**WHAT TO WORK ON**: Omit all images. Write out the rest of the material exactly.

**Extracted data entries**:

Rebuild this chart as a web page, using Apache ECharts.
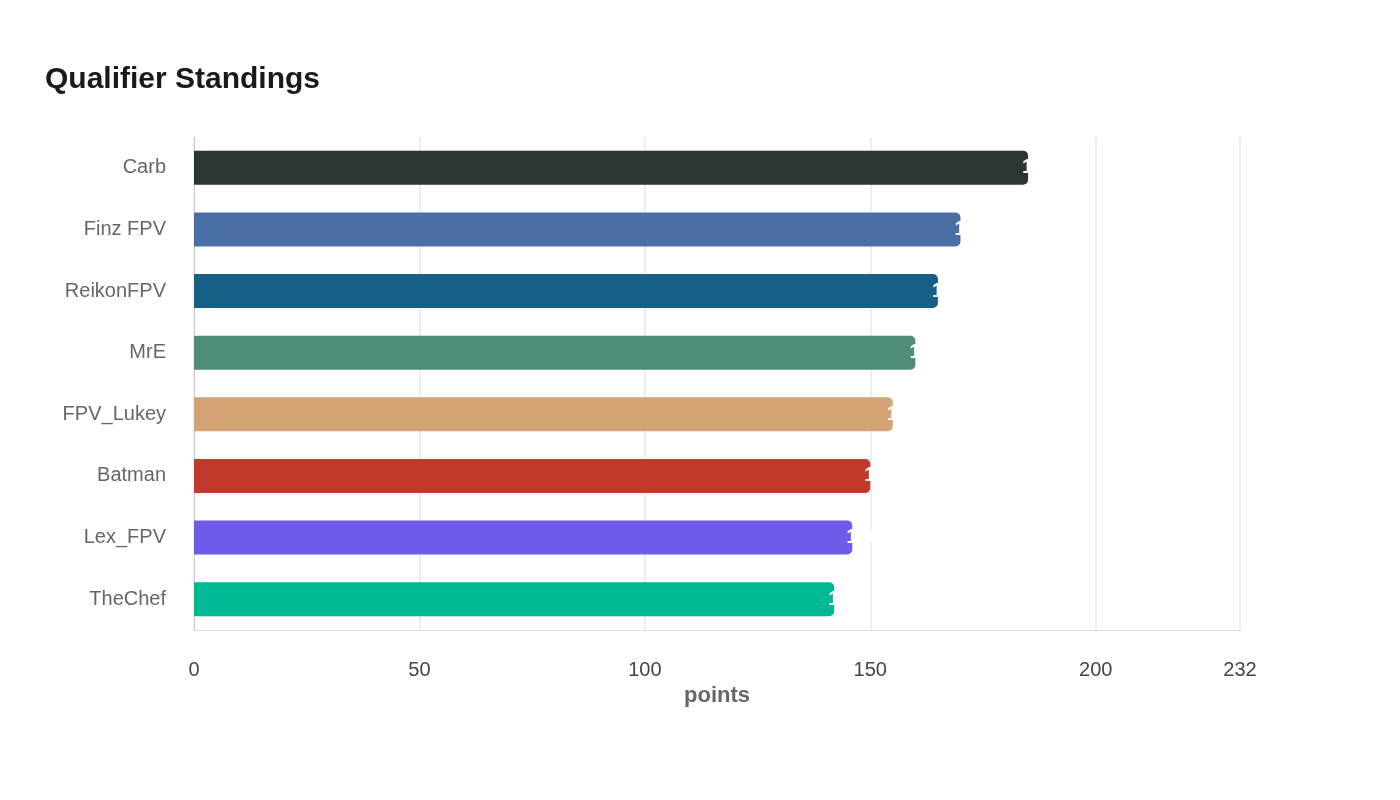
<!DOCTYPE html>
<html>
<head>
<meta charset="utf-8">
<script src="https://cdn.jsdelivr.net/npm/echarts@6/dist/echarts.min.js"></script>
<style>html,body{margin:0;padding:0;background:#fff}#chart{width:1400px;height:800px}</style>
</head>
<body>
<div id="chart"></div>
<script>
// pilots, top to bottom
const pilots = ['Carb', 'Finz FPV', 'ReikonFPV', 'MrE', 'FPV_Lukey', 'Batman', 'Lex_FPV', 'TheChef'];
const points = [185, 170, 165, 160, 155, 150, 146, 142];
const colors = ['#2d3436', '#4a6fa5', '#166088', '#4e8d7c', '#d4a373', '#c0392b', '#6c5ce7', '#00b894'];
const axisMax = 232;

const chart = echarts.init(document.getElementById('chart'));
chart.setOption({
    backgroundColor: '#fff',
    title: {
        text: 'Qualifier Standings',
        left: 40, top: 60,
        textStyle: { fontFamily: 'Liberation Sans', fontSize: 30, fontWeight: 'bold', color: '#1a1a1a' }
    },
    grid: { left: 194, right: 160, top: 137, bottom: 170 },
    xAxis: {
        type: 'value', min: 0, max: axisMax, interval: 50,
        name: 'points', nameLocation: 'middle', nameGap: 48,
        nameTextStyle: { fontFamily: 'Liberation Sans', fontSize: 22, fontWeight: 'bold', color: '#666' },
        axisLine: { show: true, lineStyle: { color: '#ddd' } },
        axisTick: { show: false },
        axisLabel: { fontFamily: 'Liberation Sans', fontSize: 20, color: '#444', margin: 30, showMaxLabel: true },
        splitLine: { show: true, lineStyle: { color: '#eee', width: 2 } }
    },
    yAxis: {
        type: 'category', data: pilots, inverse: true,
        axisLine: { show: true, lineStyle: { color: '#ccc' } },
        axisTick: { show: false },
        axisLabel: { fontFamily: 'Liberation Sans', fontSize: 20, color: '#666', margin: 28 }
    },
    series: [{
        type: 'bar',
        barWidth: 34,
        data: points.map((v, i) => ({ value: v, itemStyle: { color: colors[i] } })),
        itemStyle: { borderRadius: [0, 5, 5, 0] },
        label: {
            show: true, position: 'right', distance: -6,
            color: '#fff', fontFamily: 'Liberation Sans', fontSize: 20, fontWeight: 'bold'
        }
    }]
});
</script>
</body>
</html>
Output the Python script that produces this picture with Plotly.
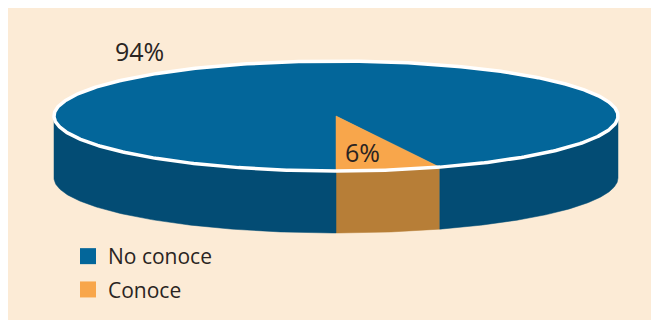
import numpy as np
import plotly.graph_objects as go

# ---- data ----
categories = ["No conoce", "Conoce"]
values = [94, 6]
top_colors = ["#03669A", "#F8A64B"]
side_colors = ["#034C74", "#B77E37"]
label_text = [f"{v}%" for v in values]

# ---- geometry (page pixel space; the page body adds an 8px offset) ----
W, H = 659, 320
OFF = 8
CX, CY = 336, 116
A, B = 282, 55
DEPTH = 62
BG = "#FCEBD6"
TXT = "#2A2422"


def pt(theta_deg):
    t = np.radians(theta_deg)
    return CX + A * np.sin(t), CY + B * np.cos(t)


def arc(t0, t1, n=120):
    ts = np.linspace(t0, t1, n)
    xs, ys = pt(ts)
    return list(xs), list(ys)


# slice angles: start at 6 o'clock, "Conoce" first, counterclockwise on screen
order = [1, 0]
total = sum(values)
spans = {}
start = 0.0
for i in order:
    ext = 360.0 * values[i] / total
    spans[i] = (start, start + ext)
    start += ext

fig = go.Figure()

# ---- side walls (visible front half) ----
for i in order:
    s0, s1 = spans[i]
    for lo, hi in [(-90, 90), (270, 450)]:
        a0, a1 = max(s0, lo), min(s1, hi)
        if a1 <= a0:
            continue
        xs, ys = arc(a0, a1)
        px = xs + xs[::-1] + [xs[0]]
        py = ys + [y + DEPTH for y in ys[::-1]] + [ys[0]]
        fig.add_trace(go.Scatter(x=px, y=py, fill="toself", mode="lines",
                                 line=dict(width=0.5, color=side_colors[i]),
                                 fillcolor=side_colors[i], showlegend=False,
                                 hoverinfo="skip"))

# ---- top face ----
for i in [0, 1]:
    s0, s1 = spans[i]
    xs, ys = arc(s0, s1, 400)
    px = [CX] + xs + [CX]
    py = [CY] + ys + [CY]
    fig.add_trace(go.Scatter(x=px, y=py, fill="toself", mode="lines",
                             line=dict(width=0.5, color=top_colors[i]),
                             fillcolor=top_colors[i], showlegend=False,
                             name=categories[i], hoverinfo="name"))

# white rim
xs, ys = arc(0, 360, 500)
fig.add_trace(go.Scatter(x=xs, y=ys, mode="lines",
                         line=dict(width=3.5, color="white"),
                         showlegend=False, hoverinfo="skip"))

# ---- legend entries ----
for i, g in zip([0, 1], ["a", "b"]):
    fig.add_trace(go.Scatter(x=[None], y=[None], mode="markers", name=categories[i],
                             legendgroup=g,
                             marker=dict(symbol="square", size=16, color=top_colors[i],
                                         line=dict(width=0))))

# ---- percentage labels ----
label_pos = {0: (139, 51), 1: (362, 152)}
for i in [0, 1]:
    fig.add_annotation(x=label_pos[i][0], y=label_pos[i][1], text=label_text[i],
                       showarrow=False, font=dict(size=25, color=TXT, family="Open Sans"),
                       xanchor="center", yanchor="middle")

fig.update_layout(
    width=W, height=H,
    margin=dict(l=0, r=0, t=0, b=0),
    paper_bgcolor=BG, plot_bgcolor=BG,
    xaxis=dict(range=[OFF, OFF + W], visible=False, fixedrange=True),
    yaxis=dict(range=[OFF + H, OFF], visible=False, fixedrange=True),
    font=dict(family="Open Sans", color=TXT),
    legend=dict(x=(68 - OFF) / W, y=(OFF + H - 236) / H, xanchor="left", yanchor="top",
                bgcolor="rgba(0,0,0,0)", font=dict(size=21, color=TXT),
                tracegroupgap=3, itemsizing="trace"),
)

fig.write_html("out.html")
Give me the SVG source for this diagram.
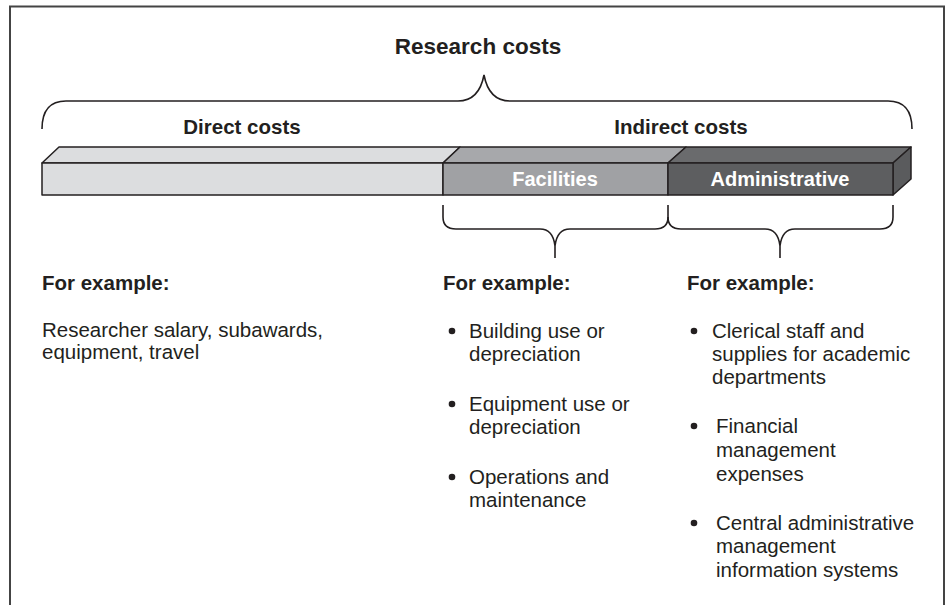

**OUTPUT FOR THIS EXERCISE**:
Rebuild this chart as a web page, using Apache ECharts.
<!DOCTYPE html>
<html>
<head>
<meta charset="utf-8">
<script src="https://cdn.jsdelivr.net/npm/echarts@6/dist/echarts.min.js"></script>
<style>html,body{margin:0;padding:0;background:#fff}#chart{width:1400px;height:800px}</style>
</head>
<body>
<div id="chart"></div>
<script>
// pilots, top to bottom
const pilots = ['Carb', 'Finz FPV', 'ReikonFPV', 'MrE', 'FPV_Lukey', 'Batman', 'Lex_FPV', 'TheChef'];
const points = [185, 170, 165, 160, 155, 150, 146, 142];
const colors = ['#2d3436', '#4a6fa5', '#166088', '#4e8d7c', '#d4a373', '#c0392b', '#6c5ce7', '#00b894'];
const axisMax = 232;

const chart = echarts.init(document.getElementById('chart'));
chart.setOption({
    backgroundColor: '#fff',
    title: {
        text: 'Qualifier Standings',
        left: 40, top: 60,
        textStyle: { fontFamily: 'Liberation Sans', fontSize: 30, fontWeight: 'bold', color: '#1a1a1a' }
    },
    grid: { left: 194, right: 160, top: 137, bottom: 170 },
    xAxis: {
        type: 'value', min: 0, max: axisMax, interval: 50,
        name: 'points', nameLocation: 'middle', nameGap: 48,
        nameTextStyle: { fontFamily: 'Liberation Sans', fontSize: 22, fontWeight: 'bold', color: '#666' },
        axisLine: { show: true, lineStyle: { color: '#ddd' } },
        axisTick: { show: false },
        axisLabel: { fontFamily: 'Liberation Sans', fontSize: 20, color: '#444', margin: 30, showMaxLabel: true },
        splitLine: { show: true, lineStyle: { color: '#eee', width: 2 } }
    },
    yAxis: {
        type: 'category', data: pilots, inverse: true,
        axisLine: { show: true, lineStyle: { color: '#ccc' } },
        axisTick: { show: false },
        axisLabel: { fontFamily: 'Liberation Sans', fontSize: 20, color: '#666', margin: 28 }
    },
    series: [{
        type: 'bar',
        barWidth: 34,
        data: points.map((v, i) => ({ value: v, itemStyle: { color: colors[i] } })),
        itemStyle: { borderRadius: [0, 5, 5, 0] },
        label: {
            show: true, position: 'right', distance: -6,
            color: '#fff', fontFamily: 'Liberation Sans', fontSize: 20, fontWeight: 'bold'
        }
    }]
});
</script>
</body>
</html>
Output the Python script that produces this picture with Plotly.
import numpy as np
import plotly.graph_objects as go

# ---- data ----
categories = ["No conoce", "Conoce"]
values = [94, 6]
top_colors = ["#03669A", "#F8A64B"]
side_colors = ["#034C74", "#B77E37"]
label_text = [f"{v}%" for v in values]

# ---- geometry (page pixel space; the page body adds an 8px offset) ----
W, H = 659, 320
OFF = 8
CX, CY = 336, 116
A, B = 282, 55
DEPTH = 62
BG = "#FCEBD6"
TXT = "#2A2422"


def pt(theta_deg):
    t = np.radians(theta_deg)
    return CX + A * np.sin(t), CY + B * np.cos(t)


def arc(t0, t1, n=120):
    ts = np.linspace(t0, t1, n)
    xs, ys = pt(ts)
    return list(xs), list(ys)


# slice angles: start at 6 o'clock, "Conoce" first, counterclockwise on screen
order = [1, 0]
total = sum(values)
spans = {}
start = 0.0
for i in order:
    ext = 360.0 * values[i] / total
    spans[i] = (start, start + ext)
    start += ext

fig = go.Figure()

# ---- side walls (visible front half) ----
for i in order:
    s0, s1 = spans[i]
    for lo, hi in [(-90, 90), (270, 450)]:
        a0, a1 = max(s0, lo), min(s1, hi)
        if a1 <= a0:
            continue
        xs, ys = arc(a0, a1)
        px = xs + xs[::-1] + [xs[0]]
        py = ys + [y + DEPTH for y in ys[::-1]] + [ys[0]]
        fig.add_trace(go.Scatter(x=px, y=py, fill="toself", mode="lines",
                                 line=dict(width=0.5, color=side_colors[i]),
                                 fillcolor=side_colors[i], showlegend=False,
                                 hoverinfo="skip"))

# ---- top face ----
for i in [0, 1]:
    s0, s1 = spans[i]
    xs, ys = arc(s0, s1, 400)
    px = [CX] + xs + [CX]
    py = [CY] + ys + [CY]
    fig.add_trace(go.Scatter(x=px, y=py, fill="toself", mode="lines",
                             line=dict(width=0.5, color=top_colors[i]),
                             fillcolor=top_colors[i], showlegend=False,
                             name=categories[i], hoverinfo="name"))

# white rim
xs, ys = arc(0, 360, 500)
fig.add_trace(go.Scatter(x=xs, y=ys, mode="lines",
                         line=dict(width=3.5, color="white"),
                         showlegend=False, hoverinfo="skip"))

# ---- legend entries ----
for i, g in zip([0, 1], ["a", "b"]):
    fig.add_trace(go.Scatter(x=[None], y=[None], mode="markers", name=categories[i],
                             legendgroup=g,
                             marker=dict(symbol="square", size=16, color=top_colors[i],
                                         line=dict(width=0))))

# ---- percentage labels ----
label_pos = {0: (139, 51), 1: (362, 152)}
for i in [0, 1]:
    fig.add_annotation(x=label_pos[i][0], y=label_pos[i][1], text=label_text[i],
                       showarrow=False, font=dict(size=25, color=TXT, family="Open Sans"),
                       xanchor="center", yanchor="middle")

fig.update_layout(
    width=W, height=H,
    margin=dict(l=0, r=0, t=0, b=0),
    paper_bgcolor=BG, plot_bgcolor=BG,
    xaxis=dict(range=[OFF, OFF + W], visible=False, fixedrange=True),
    yaxis=dict(range=[OFF + H, OFF], visible=False, fixedrange=True),
    font=dict(family="Open Sans", color=TXT),
    legend=dict(x=(68 - OFF) / W, y=(OFF + H - 236) / H, xanchor="left", yanchor="top",
                bgcolor="rgba(0,0,0,0)", font=dict(size=21, color=TXT),
                tracegroupgap=3, itemsizing="trace"),
)

fig.write_html("out.html")
Give me the SVG source for this diagram.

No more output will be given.